White Tree No. 3 (Embrace the Night)

The Merriam-Webster online dictionary defines a diamond-in-the-rough as “having exceptional qualities or potential but lacking refinement or polish.”  Whatever the end result, I certainly can attest that the image in this post, “White Tree No. 3 (Embrace the Night),” began by lacking in refinement and polish.

This image was captured during the wonderful summer of 2012, when I was spending several evenings a week photographing in Rocky Mountain National Park.  I photographed as the sun was setting and, as is my habit, continued photographing until well after the sun had sunk below the horizon.  As the light grew fainter and fainter, the images naturally grew darker and darker, until there simply wasn’t enough light to get a good capture without undertaking shutter speeds of several minutes.  This image was one of the last I captured, and therefore one of the more substantially underexposed.  You can see just how underexposed at the end of this post, where I have included the unedited JPG captured by my camera.

I didn’t return to this image until more than one year later, and even then by accident.  I was going through my image archives, looking for something completely different, and time was running out because I had to be out the door shortly for an appointment.  I didn’t find the image I was looking for, but with only about five or ten minutes left, I stumbled across this one.  With time short, and expectations low, I decided to open up the image just to see what I could make out of it.

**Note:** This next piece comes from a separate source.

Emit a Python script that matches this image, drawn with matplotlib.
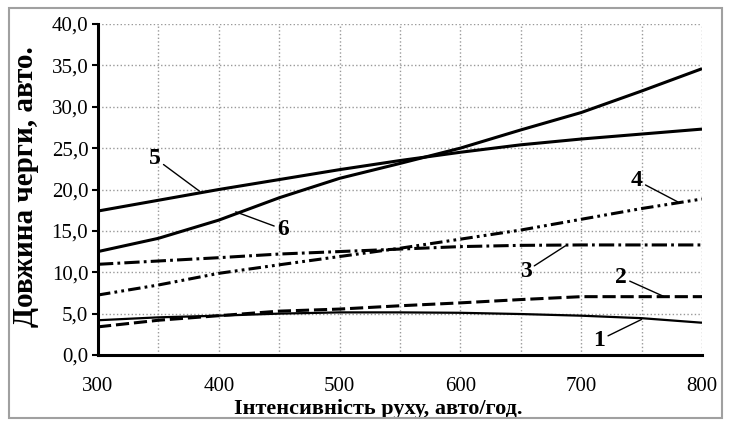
import matplotlib
matplotlib.use('Agg')
import matplotlib.pyplot as plt
from matplotlib.patches import Rectangle
from matplotlib.ticker import FixedLocator, FuncFormatter

plt.rcParams['font.family'] = ['Liberation Serif', 'DejaVu Serif']
plt.rcParams['lines.scale_dashes'] = False

# intensity, veh/h
x = [300, 350, 400, 450, 500, 550, 600, 650, 700, 750, 800]

# queue length for curves 1..6
q1 = [4.2, 4.55, 4.75, 5.0, 5.15, 5.15, 5.1, 4.95, 4.75, 4.45, 3.9]
q2 = [3.4, 4.2, 4.75, 5.3, 5.55, 5.95, 6.3, 6.7, 7.05, 7.05, 7.05]
q3 = [10.96, 11.36, 11.76, 12.2, 12.5, 12.8, 13.1, 13.25, 13.3, 13.3, 13.3]
q4 = [7.25, 8.46, 9.87, 10.9, 11.9, 12.9, 14.0, 15.1, 16.4, 17.7, 18.85]
q5 = [17.4, 18.7, 20.0, 21.2, 22.4, 23.5, 24.5, 25.4, 26.1, 26.7, 27.3]
q6 = [12.5, 14.1, 16.3, 19.0, 21.35, 23.15, 25.0, 27.2, 29.3, 31.9, 34.6]

series = [q1, q2, q3, q4, q5, q6]
styles = ['-', (0, (9.5, 3.5)), (0, (11, 3, 2, 3)), (0, (9, 3, 2, 3, 2, 3)), '-', '-']
widths = [1.6, 2.2, 2.2, 2.2, 2.2, 2.2]

# curve labels: (text, point on curve, text position)
labels = ['1', '2', '3', '4', '5', '6']
label_xy = [(750, 4.3), (768, 7.1), (687, 13.2), (780, 18.5), (384, 19.8), (414, 17.3)]
label_txt = [(715, 1.8), (733, 9.4), (654, 10.1), (746, 21.1), (347, 23.8), (453, 15.2)]

fig = plt.figure(figsize=(7.29, 4.26), dpi=100)
ax = fig.add_axes([98/729, 71/426, 604/729, 331/426])

for y, ls, lw in zip(series, styles, widths):
    ax.plot(x, y, color='black', linestyle=ls, linewidth=lw, solid_capstyle='butt')

for t, xy, xt in zip(labels, label_xy, label_txt):
    ax.annotate(t, xy=xy, xytext=xt, ha='center', va='center',
                fontsize=17, fontweight='bold',
                arrowprops=dict(arrowstyle='-', color='black', lw=1,
                                shrinkA=0, shrinkB=0))

ax.set_xlim(300, 800)
ax.set_ylim(0, 40)

ax.xaxis.set_major_locator(FixedLocator(list(range(300, 801, 50))))
ax.xaxis.set_major_formatter(FuncFormatter(lambda v, p: '%d' % v if v % 100 == 0 else ''))
ax.xaxis.set_minor_locator(FixedLocator([350, 450, 550, 650, 750, 800]))
ax.yaxis.set_major_locator(FixedLocator(list(range(0, 41, 5))))
ax.yaxis.set_major_formatter(FuncFormatter(lambda v, p: ('%.1f' % v).replace('.', ',')))

ax.tick_params(axis='x', which='major', length=0, pad=16, labelsize=15)
ax.tick_params(axis='x', which='minor', direction='inout', length=8, width=2)
ax.tick_params(axis='y', which='major', direction='out', length=4, width=1.5, pad=3, labelsize=15)

ax.grid(True, which='major', color='#999999', linestyle=':', linewidth=1)
ax.set_axisbelow(True)

for s in ['top', 'right']:
    ax.spines[s].set_visible(False)
for s in ['left', 'bottom']:
    ax.spines[s].set_linewidth(2.2)

ax.set_xlabel('Інтенсивність руху, авто/год.', fontsize=16, fontweight='bold')
ax.xaxis.set_label_coords(0.4636, -0.134)
ax.set_ylabel('Довжина черги, авто.', fontsize=21, fontweight='bold')
ax.yaxis.set_label_coords(-0.097, 0.51)

fig.patches.append(Rectangle((9/729, 8/426), 713/729, 410/426, transform=fig.transFigure,
                             fill=False, edgecolor='#a0a0a0', linewidth=1.5))

plt.savefig('out.png', dpi=100)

I’m glad I did.  I truly am astonished at just how much information was able to be recovered from this file.  A simple adjustment of the exposure slider to the RAW file brought back an incredible amount of tonality and detail that was still lurking in the capture.  Because the final image still is quite low key, I perhaps didn’t have to push the exposure adjustment to extremes, but still I’m impressed at just how much shadow detail can be recovered from a RAW file when using a digital camera.

The bigger lesson, of course, is that this image turned out to be a diamond in the rough.  A little refinement and polish, and I’m quite happy with it.  It makes me wonder, though, how many other diamonds in the rough are hiding in my image archives.  Now that I know they may be there, I’ll be looking for them.